Both Rove and Edgeworth claimed victory in that race, with the Edgeworth
camp accusing the Rove forces of engaging in "dirty tricks"
by throwing out the votes of delegates pledged to Edgeworth. The
decision to declare Rove the victor was ultimately made by RNC chairman
Bush. Rove later became Bush's special assistant at the RNC.
He moved to Texas in 1976, established his business in Bush's
hometown of Houston, and has been associated politically with the
Bush family ever since.
A
very thorough discussion of Karl Rove's modus operandi as a political
operative and his rise to political power can be found in the book
Bush's Brain, written by longtime Austin political reporters Wayne
Slater and James Moore. One mistake that the authors make is their
depiction of Rove as a "right-winger." Rove is much
more a Cardinal Richelieu figure, obsessed with acquiring and keeping
political power. Rove's well-deserved reputation for employing a
scorched-earth approach is simply a reflection of his willingness
to say or do whatever it takes to win. Rove will use conservatives
when necessary but only as a means of consolidating and maintaining
political power for the establishment wing of the Republican Party.
Despite
the success of O'Donnell, the Bushes (aided by their consigliore,
James Baker, and Rove, their hired gun), and their network of supporters
across the state in turning the Texas Republican Party into a more
pragmatic, centrist party, Texas conservatives have occasionally
stormed the barricades and taken power back from the establishment.
In 1976, Ronald Reagan won a convincing presidential primary victory
over Gerald Ford, garnering votes from Democrats and independents.
Conservatives were even able to name one of their own, Reagan campaign
leader Ray Barnhart, as Republican state chairman in 1976. Control
of the party by conservatives would last for little more than two
years, however, as Bill Clements replaced Barnhart with his own
man when he was elected governor in 1978.
Then
along came Phil Gramm, a libertarian economics professor from Texas
A&M, who ran an unsuccessful race for the U.S. Senate in the
Democratic primary against Sen.
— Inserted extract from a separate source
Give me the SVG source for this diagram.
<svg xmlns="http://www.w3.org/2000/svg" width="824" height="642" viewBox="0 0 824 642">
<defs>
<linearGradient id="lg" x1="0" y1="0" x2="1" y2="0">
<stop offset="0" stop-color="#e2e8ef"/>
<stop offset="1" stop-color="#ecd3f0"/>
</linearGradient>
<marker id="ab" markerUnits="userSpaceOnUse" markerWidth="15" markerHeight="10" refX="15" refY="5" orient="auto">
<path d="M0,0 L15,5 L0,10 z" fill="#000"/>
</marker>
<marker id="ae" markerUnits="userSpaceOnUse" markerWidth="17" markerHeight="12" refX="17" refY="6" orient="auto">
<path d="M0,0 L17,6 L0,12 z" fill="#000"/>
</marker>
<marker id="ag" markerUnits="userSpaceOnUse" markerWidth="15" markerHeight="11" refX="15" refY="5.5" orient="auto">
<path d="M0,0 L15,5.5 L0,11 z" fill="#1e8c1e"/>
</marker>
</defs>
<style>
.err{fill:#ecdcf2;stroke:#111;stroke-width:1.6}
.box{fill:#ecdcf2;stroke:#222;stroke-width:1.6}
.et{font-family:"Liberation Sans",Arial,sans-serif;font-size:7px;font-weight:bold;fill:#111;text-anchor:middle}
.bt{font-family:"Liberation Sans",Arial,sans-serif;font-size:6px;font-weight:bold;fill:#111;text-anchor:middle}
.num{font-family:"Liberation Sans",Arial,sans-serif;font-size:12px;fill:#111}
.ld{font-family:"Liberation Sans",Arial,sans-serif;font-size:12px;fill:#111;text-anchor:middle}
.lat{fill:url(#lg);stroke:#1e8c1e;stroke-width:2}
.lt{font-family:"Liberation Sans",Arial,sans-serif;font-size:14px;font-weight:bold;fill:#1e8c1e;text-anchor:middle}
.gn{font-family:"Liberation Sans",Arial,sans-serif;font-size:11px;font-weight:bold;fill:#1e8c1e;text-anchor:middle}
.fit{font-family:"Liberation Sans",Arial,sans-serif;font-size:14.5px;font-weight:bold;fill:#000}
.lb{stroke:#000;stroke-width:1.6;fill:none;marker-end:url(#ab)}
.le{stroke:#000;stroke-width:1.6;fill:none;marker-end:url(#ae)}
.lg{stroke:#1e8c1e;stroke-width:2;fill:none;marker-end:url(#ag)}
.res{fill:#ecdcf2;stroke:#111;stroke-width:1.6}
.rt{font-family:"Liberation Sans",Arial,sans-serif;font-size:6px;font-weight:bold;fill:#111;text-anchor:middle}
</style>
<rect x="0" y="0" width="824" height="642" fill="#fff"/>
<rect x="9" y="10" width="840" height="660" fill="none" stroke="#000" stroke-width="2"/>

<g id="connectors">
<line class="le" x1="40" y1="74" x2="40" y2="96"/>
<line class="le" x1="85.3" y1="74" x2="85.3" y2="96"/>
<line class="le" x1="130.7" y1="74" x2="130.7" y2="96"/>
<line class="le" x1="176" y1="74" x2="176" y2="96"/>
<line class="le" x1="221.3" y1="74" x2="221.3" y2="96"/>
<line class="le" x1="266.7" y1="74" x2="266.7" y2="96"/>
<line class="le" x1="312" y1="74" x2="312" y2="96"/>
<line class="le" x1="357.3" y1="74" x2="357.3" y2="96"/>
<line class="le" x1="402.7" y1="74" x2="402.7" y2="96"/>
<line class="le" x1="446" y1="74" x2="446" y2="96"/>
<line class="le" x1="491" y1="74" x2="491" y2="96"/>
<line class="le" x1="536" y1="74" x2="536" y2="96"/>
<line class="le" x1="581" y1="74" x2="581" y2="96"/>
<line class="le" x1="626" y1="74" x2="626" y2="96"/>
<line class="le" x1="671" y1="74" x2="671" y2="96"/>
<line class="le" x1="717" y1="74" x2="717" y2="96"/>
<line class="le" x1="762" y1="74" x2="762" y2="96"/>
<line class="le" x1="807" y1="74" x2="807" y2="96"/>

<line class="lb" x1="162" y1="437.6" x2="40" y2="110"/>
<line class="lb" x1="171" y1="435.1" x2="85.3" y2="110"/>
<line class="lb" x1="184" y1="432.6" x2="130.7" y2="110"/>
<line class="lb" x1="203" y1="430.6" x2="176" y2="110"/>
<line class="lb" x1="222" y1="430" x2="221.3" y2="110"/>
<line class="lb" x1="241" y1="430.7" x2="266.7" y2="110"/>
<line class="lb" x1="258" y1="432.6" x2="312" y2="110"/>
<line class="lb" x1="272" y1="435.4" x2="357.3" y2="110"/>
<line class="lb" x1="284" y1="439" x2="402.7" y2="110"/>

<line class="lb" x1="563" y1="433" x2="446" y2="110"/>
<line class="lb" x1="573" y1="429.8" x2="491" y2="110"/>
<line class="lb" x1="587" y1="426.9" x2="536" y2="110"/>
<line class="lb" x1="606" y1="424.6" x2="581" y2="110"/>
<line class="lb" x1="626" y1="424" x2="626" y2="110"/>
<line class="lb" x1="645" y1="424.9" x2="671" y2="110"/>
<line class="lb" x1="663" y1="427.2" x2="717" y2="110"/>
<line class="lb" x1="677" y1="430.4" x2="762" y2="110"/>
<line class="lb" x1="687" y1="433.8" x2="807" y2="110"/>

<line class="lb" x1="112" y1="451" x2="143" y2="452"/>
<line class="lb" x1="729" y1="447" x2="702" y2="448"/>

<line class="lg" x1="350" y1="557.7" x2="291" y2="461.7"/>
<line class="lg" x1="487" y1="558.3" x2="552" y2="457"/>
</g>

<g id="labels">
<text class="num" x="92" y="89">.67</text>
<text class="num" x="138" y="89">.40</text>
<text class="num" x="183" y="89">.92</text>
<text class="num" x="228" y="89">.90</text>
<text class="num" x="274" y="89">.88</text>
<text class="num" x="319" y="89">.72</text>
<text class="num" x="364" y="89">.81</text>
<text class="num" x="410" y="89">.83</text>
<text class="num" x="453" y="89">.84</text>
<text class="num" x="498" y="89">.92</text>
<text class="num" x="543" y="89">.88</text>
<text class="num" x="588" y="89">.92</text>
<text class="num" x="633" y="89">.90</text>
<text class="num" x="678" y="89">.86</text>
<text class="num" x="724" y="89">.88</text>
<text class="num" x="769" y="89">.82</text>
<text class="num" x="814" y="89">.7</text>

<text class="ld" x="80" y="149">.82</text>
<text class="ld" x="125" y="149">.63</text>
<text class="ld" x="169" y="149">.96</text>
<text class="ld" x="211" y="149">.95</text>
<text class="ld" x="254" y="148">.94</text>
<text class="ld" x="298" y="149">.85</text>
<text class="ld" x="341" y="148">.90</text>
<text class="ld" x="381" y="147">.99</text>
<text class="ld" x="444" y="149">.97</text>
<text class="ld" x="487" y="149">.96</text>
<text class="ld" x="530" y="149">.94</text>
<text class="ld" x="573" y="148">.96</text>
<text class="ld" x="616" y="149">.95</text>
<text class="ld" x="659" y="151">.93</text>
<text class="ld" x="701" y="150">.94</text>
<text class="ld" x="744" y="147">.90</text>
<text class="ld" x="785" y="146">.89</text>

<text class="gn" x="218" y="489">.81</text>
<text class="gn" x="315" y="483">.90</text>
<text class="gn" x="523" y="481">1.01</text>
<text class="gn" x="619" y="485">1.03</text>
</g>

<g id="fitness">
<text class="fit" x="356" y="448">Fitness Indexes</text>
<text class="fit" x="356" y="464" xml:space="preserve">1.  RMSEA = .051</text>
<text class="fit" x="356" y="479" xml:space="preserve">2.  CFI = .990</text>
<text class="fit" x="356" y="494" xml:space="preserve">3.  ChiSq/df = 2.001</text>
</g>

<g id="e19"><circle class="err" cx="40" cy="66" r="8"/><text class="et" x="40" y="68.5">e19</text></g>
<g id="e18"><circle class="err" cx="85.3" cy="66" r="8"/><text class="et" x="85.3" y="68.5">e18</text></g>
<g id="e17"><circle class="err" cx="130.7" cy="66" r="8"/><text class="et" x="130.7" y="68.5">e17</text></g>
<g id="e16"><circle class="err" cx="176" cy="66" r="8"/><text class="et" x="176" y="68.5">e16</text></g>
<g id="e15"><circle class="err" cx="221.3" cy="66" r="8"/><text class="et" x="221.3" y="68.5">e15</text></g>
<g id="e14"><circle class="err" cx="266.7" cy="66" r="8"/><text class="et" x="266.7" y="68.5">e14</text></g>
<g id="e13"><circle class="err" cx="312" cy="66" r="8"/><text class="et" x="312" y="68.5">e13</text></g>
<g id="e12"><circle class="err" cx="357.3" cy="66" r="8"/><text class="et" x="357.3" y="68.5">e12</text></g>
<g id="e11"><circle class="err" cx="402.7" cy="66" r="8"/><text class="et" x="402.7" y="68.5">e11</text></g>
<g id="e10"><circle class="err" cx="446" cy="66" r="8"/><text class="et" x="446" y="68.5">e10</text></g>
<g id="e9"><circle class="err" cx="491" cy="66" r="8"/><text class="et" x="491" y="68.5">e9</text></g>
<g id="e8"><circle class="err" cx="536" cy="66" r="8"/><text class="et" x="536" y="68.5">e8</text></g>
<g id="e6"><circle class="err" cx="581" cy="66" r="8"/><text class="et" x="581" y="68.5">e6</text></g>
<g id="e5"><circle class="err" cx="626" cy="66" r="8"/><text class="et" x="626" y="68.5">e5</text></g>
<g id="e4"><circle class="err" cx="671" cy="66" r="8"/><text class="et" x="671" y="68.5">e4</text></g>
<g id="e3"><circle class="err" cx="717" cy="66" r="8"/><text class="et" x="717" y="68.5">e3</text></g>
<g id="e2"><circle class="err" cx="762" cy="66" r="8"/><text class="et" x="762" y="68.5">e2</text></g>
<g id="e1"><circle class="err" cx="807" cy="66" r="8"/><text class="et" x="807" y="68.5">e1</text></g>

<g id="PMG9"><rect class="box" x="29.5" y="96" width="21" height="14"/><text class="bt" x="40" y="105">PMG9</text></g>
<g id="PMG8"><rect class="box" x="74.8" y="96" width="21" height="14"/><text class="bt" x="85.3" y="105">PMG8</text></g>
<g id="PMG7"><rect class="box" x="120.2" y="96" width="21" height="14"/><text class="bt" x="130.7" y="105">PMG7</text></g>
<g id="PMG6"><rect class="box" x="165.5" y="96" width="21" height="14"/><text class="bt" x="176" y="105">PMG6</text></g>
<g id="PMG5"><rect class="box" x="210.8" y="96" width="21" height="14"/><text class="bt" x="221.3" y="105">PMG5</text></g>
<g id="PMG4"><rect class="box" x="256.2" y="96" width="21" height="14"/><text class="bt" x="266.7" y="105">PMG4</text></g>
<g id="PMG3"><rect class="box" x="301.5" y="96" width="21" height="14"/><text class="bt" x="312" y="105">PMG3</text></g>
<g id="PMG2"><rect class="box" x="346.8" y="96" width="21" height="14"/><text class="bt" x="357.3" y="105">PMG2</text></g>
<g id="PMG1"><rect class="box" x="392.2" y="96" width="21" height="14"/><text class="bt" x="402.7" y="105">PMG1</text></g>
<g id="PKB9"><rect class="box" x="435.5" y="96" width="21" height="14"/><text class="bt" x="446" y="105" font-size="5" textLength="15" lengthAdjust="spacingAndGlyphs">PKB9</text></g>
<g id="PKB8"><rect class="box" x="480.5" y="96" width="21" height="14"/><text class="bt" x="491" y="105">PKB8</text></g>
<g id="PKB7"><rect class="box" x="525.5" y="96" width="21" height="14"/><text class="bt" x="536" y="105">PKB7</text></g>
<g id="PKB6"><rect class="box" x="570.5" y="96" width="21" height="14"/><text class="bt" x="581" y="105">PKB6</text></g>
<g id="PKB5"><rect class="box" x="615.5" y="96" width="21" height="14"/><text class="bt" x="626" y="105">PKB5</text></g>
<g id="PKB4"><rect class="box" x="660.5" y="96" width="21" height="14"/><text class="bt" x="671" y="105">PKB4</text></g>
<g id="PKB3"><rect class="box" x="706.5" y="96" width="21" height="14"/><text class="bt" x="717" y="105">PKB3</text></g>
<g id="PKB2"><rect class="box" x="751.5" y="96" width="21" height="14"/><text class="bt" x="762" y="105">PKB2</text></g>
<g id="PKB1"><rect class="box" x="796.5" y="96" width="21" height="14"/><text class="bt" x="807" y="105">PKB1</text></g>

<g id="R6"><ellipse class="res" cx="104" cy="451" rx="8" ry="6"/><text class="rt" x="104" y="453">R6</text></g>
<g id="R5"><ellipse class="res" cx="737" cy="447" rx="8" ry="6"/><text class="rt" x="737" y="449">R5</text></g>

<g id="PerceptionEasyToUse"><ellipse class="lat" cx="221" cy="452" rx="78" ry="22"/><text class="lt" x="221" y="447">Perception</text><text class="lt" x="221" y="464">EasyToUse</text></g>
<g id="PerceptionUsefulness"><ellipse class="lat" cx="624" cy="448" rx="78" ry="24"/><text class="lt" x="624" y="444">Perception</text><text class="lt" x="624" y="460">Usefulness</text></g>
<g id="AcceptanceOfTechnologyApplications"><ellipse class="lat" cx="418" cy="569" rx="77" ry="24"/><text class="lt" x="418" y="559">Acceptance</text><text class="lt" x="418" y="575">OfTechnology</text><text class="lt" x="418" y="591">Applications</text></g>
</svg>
Lloyd Bentsen in 1976, then won
a congressional seat as a Democrat in the late 1970's. Gramm
was a key supporter of the 1981 Reagan tax-cut proposal and helped
along its passage in the Democratic-controlled House of Representatives.
He later switched parties, winning reelection to his congressional
seat as a Republican before succeeding John Tower in the U.S. Senate.
While never close to the O'Donnell/Bush crowd, Gramm built
a statewide coalition of Republicans loyal to him personally, rather
than organizing a network of solid conservatives, as Jesse Helms
and Tom Ellis had done in North Carolina. The Goldwater and Reagan
grassroots leaders who had stayed true to the conservative cause
were there for the taking, had Gramm invited them. Instead, he concentrated
most of his attention on wooing the big-money crowd, a group that
tended to be more in tune with the establishment wing of the Republican
Party. Rather than helping movement conservatives win election,
he lent his potent political support to such opportunistic politicians
as Rick Perry and Carole Strayhorn. Gramm's political career
ended with a failed presidential campaign in 1996, although he served
out his final term in the U.S. Senate. Thereafter, he tried and
failed to be selected president of Texas A&M, losing that post
to the Bush candidate, Robert Gates, a former CIA director under
President George H.W. Bush. Had he built a conservative network
in Texas, things might have turned out differently. Gramm, however,
sees issues and policies in terms of "economic man"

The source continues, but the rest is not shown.